In documenting self-identified feminists’ use of fashion in the suffrage and women’s liberation eras, Dressed for Freedom provides new insights about the relationship between feminism and fashionable clothing. The book also exposes the contradictory aspects and shifting meanings of fashion. Feminists understood fashion as an unavoidable focus of women’s lives that required critique and thus solutions, but they also appreciated that what women wore could contribute to a vision and experience of social transformation. Nonetheless, shared understandings of what specific fashions represented remained elusive at times, even among feminists.
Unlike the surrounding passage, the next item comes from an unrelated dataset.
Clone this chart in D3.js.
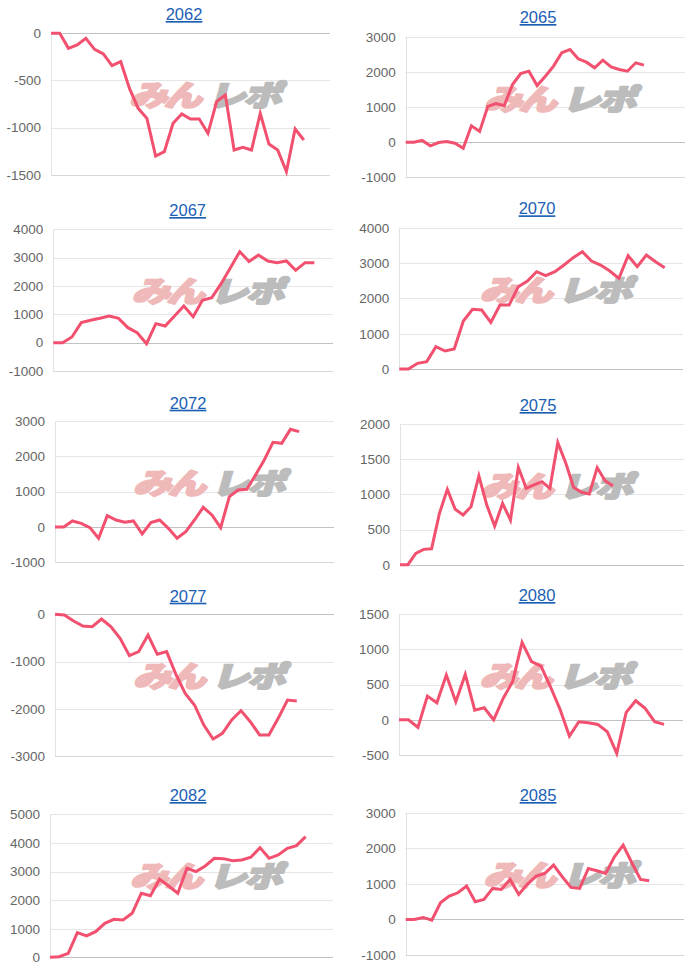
<!DOCTYPE html>
<html>
<head>
<meta charset="utf-8">
<script src="https://cdn.jsdelivr.net/npm/d3@7"></script>
<style>
  html, body { margin: 0; padding: 0; background: #fff; }
  svg { display: block; }
</style>
</head>
<body>
<svg id="chart" width="700" height="972"></svg>
<script>
// ---- data ----
const titles = ["2062", "2065", "2067", "2070", "2072", "2075", "2077", "2080", "2082", "2085"];
const slotCounts = [33, 35, 31, 32, 33, 37, 31, 31, 32, 33];

const s2062 = [0, 0, -159, -124, -53, -170, -219, -343, -301, -584, -796, -902, -1302, -1256, -955, -856, -909, -909, -1061, -725, -655, -1238, -1210, -1238, -849, -1175, -1238, -1468, -1015, -1132];
const s2065 = [0, 0, 50, -105, -10, 19, -29, -171, 467, 305, 1019, 1095, 1038, 1638, 1952, 2019, 1610, 1876, 2162, 2543, 2638, 2371, 2276, 2114, 2333, 2143, 2067, 2019, 2257, 2190];
const s2067 = [0, 0, 200, 706, 788, 859, 941, 859, 529, 353, -35, 671, 588, 941, 1294, 918, 1494, 1588, 2082, 2647, 3212, 2859, 3094, 2882, 2824, 2882, 2553, 2824, 2824];
const s2070 = [0, 0, 160, 208, 632, 509, 566, 1358, 1689, 1670, 1321, 1811, 1811, 2330, 2491, 2755, 2642, 2755, 2943, 3151, 3321, 3057, 2943, 2774, 2566, 3208, 2896, 3226, 3038, 2868];
const s2072 = [0, 0, 170, 104, -19, -321, 321, 198, 132, 170, -198, 123, 198, -38, -321, -132, 198, 557, 340, -19, 858, 1047, 1066, 1472, 1896, 2396, 2368, 2764, 2698];
const s2075 = [0, 0, 161, 218, 227, 730, 1071, 787, 706, 825, 1261, 848, 550, 872, 635, 1384, 1085, 1133, 1180, 1085, 1735, 1450, 1100, 1029, 1005, 1379, 1194, 1118];
const s2077 = [0, -14, -141, -247, -261, -99, -261, -508, -875, -791, -438, -847, -791, -1271, -1673, -1920, -2344, -2640, -2520, -2238, -2040, -2273, -2555, -2555, -2202, -1814, -1835];
const s2080 = [0, 0, -109, 336, 241, 634, 255, 643, 137, 170, 0, 303, 539, 1097, 823, 761, 468, 151, -232, -28, -43, -66, -170, -478, 104, 270, 161, -28, -66];
const s2082 = [0, 20, 140, 862, 746, 897, 1189, 1329, 1305, 1538, 2238, 2156, 2727, 2494, 2238, 3112, 2995, 3194, 3462, 3450, 3380, 3403, 3497, 3834, 3462, 3578, 3811, 3904, 4219];
const s2085 = [0, 0, 56, -19, 468, 656, 749, 937, 497, 562, 871, 843, 1124, 703, 993, 1218, 1293, 1527, 1199, 899, 871, 1433, 1368, 1293, 1761, 2089, 1593, 1124, 1087];

const ticks2062 = [0, -500, -1000, -1500];
const ticks2065 = [3000, 2000, 1000, 0, -1000];
const ticks2067 = [4000, 3000, 2000, 1000, 0, -1000];
const ticks2070 = [4000, 3000, 2000, 1000, 0];
const ticks2072 = [3000, 2000, 1000, 0, -1000];
const ticks2075 = [2000, 1500, 1000, 500, 0];
const ticks2077 = [0, -1000, -2000, -3000];
const ticks2080 = [1500, 1000, 500, 0, -500];
const ticks2082 = [5000, 4000, 3000, 2000, 1000, 0];
const ticks2085 = [3000, 2000, 1000, 0, -1000];

const seriesList = [s2062, s2065, s2067, s2070, s2072, s2075, s2077, s2080, s2082, s2085];
const tickList = [ticks2062, ticks2065, ticks2067, ticks2070, ticks2072, ticks2075, ticks2077, ticks2080, ticks2082, ticks2085];

// ---- layout (plot frames) ----
const frames = [
  {l: 51,    r: 330, t: 33.3,  b: 174.7, tx: 184,   ty: 14},
  {l: 405.7, r: 685, t: 36.7,  b: 177.3, tx: 538,   ty: 17},
  {l: 53.3,  r: 333, t: 229.3, b: 371,   tx: 187.7, ty: 210},
  {l: 399.3, r: 683, t: 227.7, b: 369,   tx: 537,   ty: 208.3},
  {l: 55,    r: 334, t: 421,   b: 562.3, tx: 188,   ty: 402.7},
  {l: 400,   r: 684, t: 424,   b: 564.7, tx: 538,   ty: 405},
  {l: 55,    r: 334, t: 614.3, b: 756,   tx: 188,   ty: 595.7},
  {l: 399,   r: 683, t: 614,   b: 755,   tx: 537,   ty: 595},
  {l: 50,    r: 333, t: 814.3, b: 957.3, tx: 188,   ty: 795},
  {l: 405.7, r: 684, t: 812.7, b: 955,   tx: 538,   ty: 795}
];

const svg = d3.select("#chart");
const FONT = "'Liberation Sans', Arial, Helvetica, sans-serif";

frames.forEach((f, k) => {
  const data = seriesList[k];
  const tks = tickList[k];
  const n = slotCounts[k];
  const g = svg.append("g");

  const x = d3.scalePoint().domain(d3.range(n)).range([f.l, f.r]);
  const y = d3.scaleLinear().domain(d3.extent(tks)).range([f.b, f.t]);

  // title
  g.append("text")
    .attr("x", f.tx).attr("y", f.ty + 6)
    .attr("text-anchor", "middle")
    .attr("font-family", FONT).attr("font-size", 16.5)
    .attr("fill", "#1b5fb5")
    .attr("text-decoration", "underline")
    .text(titles[k]);

  // gridlines
  const yMin = d3.min(tks);
  g.selectAll("line.grid").data(tks).join("line")
    .attr("x1", f.l).attr("x2", f.r)
    .attr("y1", d => Math.round(y(d)) + 0.5).attr("y2", d => Math.round(y(d)) + 0.5)
    .attr("stroke", d => d === 0 ? "#c2c2c2" : (d === yMin ? "#d6d6d6" : "#e6e6e6"))
    .attr("stroke-width", 1);

  // left axis line
  g.append("line")
    .attr("x1", Math.round(f.l) + 0.5).attr("x2", Math.round(f.l) + 0.5)
    .attr("y1", f.t).attr("y2", f.b)
    .attr("stroke", "#e2e2e2");

  // y tick labels
  const axis = d3.axisLeft(y).tickValues(tks).tickSize(0).tickPadding(10).tickFormat(d => String(d));
  const ag = g.append("g").attr("transform", `translate(${f.l},0)`).call(axis);
  ag.select(".domain").remove();
  ag.selectAll("text")
    .attr("font-family", FONT).attr("font-size", 13.5)
    .attr("fill", "#666");

  // watermark
  const wx = (f.l + f.r) / 2 + 15, wy = f.t + 61;
  const wm = g.append("g").attr("transform", `translate(${wx},${wy}) skewX(-16) scale(1.12,0.85)`);
  wm.append("text")
    .attr("x", -3).attr("y", 14)
    .attr("text-anchor", "end")
    .attr("font-family", "'Noto Sans CJK JP', sans-serif")
    .attr("font-weight", 900).attr("font-size", 34)
    .attr("letter-spacing", -3)
    .attr("fill", "#efb9b9").attr("stroke", "#efb9b9").attr("stroke-width", 2.5)
    .attr("stroke-linejoin", "round")
    .text("みん");
  wm.append("text")
    .attr("x", 5).attr("y", 14)
    .attr("text-anchor", "start")
    .attr("font-family", "'Noto Sans CJK JP', sans-serif")
    .attr("font-weight", 900).attr("font-size", 34)
    .attr("letter-spacing", -2)
    .attr("fill", "#bcbcbc").attr("stroke", "#bcbcbc").attr("stroke-width", 2.5)
    .attr("stroke-linejoin", "round")
    .text("レポ");

  // line
  const line = d3.line().x((d, i) => x(i)).y(d => y(d));
  g.append("path")
    .datum(data)
    .attr("d", line)
    .attr("fill", "none")
    .attr("stroke", "#f2506f")
    .attr("stroke-width", 3)
    .attr("stroke-linejoin", "miter");
});
</script>
</body>
</html>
Black activist Florynce Kennedy, for example, pointed out in 1974 that jeans might be a welcome alternative to the “tailored well-dressed image” for white women, but for Black “women who have had to wear ‘shapeless hand-me-downs’…indulging in feminine fashions [could be] ‘a declaration of independence’” (175).
The contradictions Rabinovitch-Fox highlights and the less obvious aspects of the fashion-industrial complex that she brings into consideration suggest the potential for Dressed for Freedom to spark future studies of the often fraught, yet useful, and certainly multidimensional relationship between fashion and feminism that continues to impact diverse women across the United States today.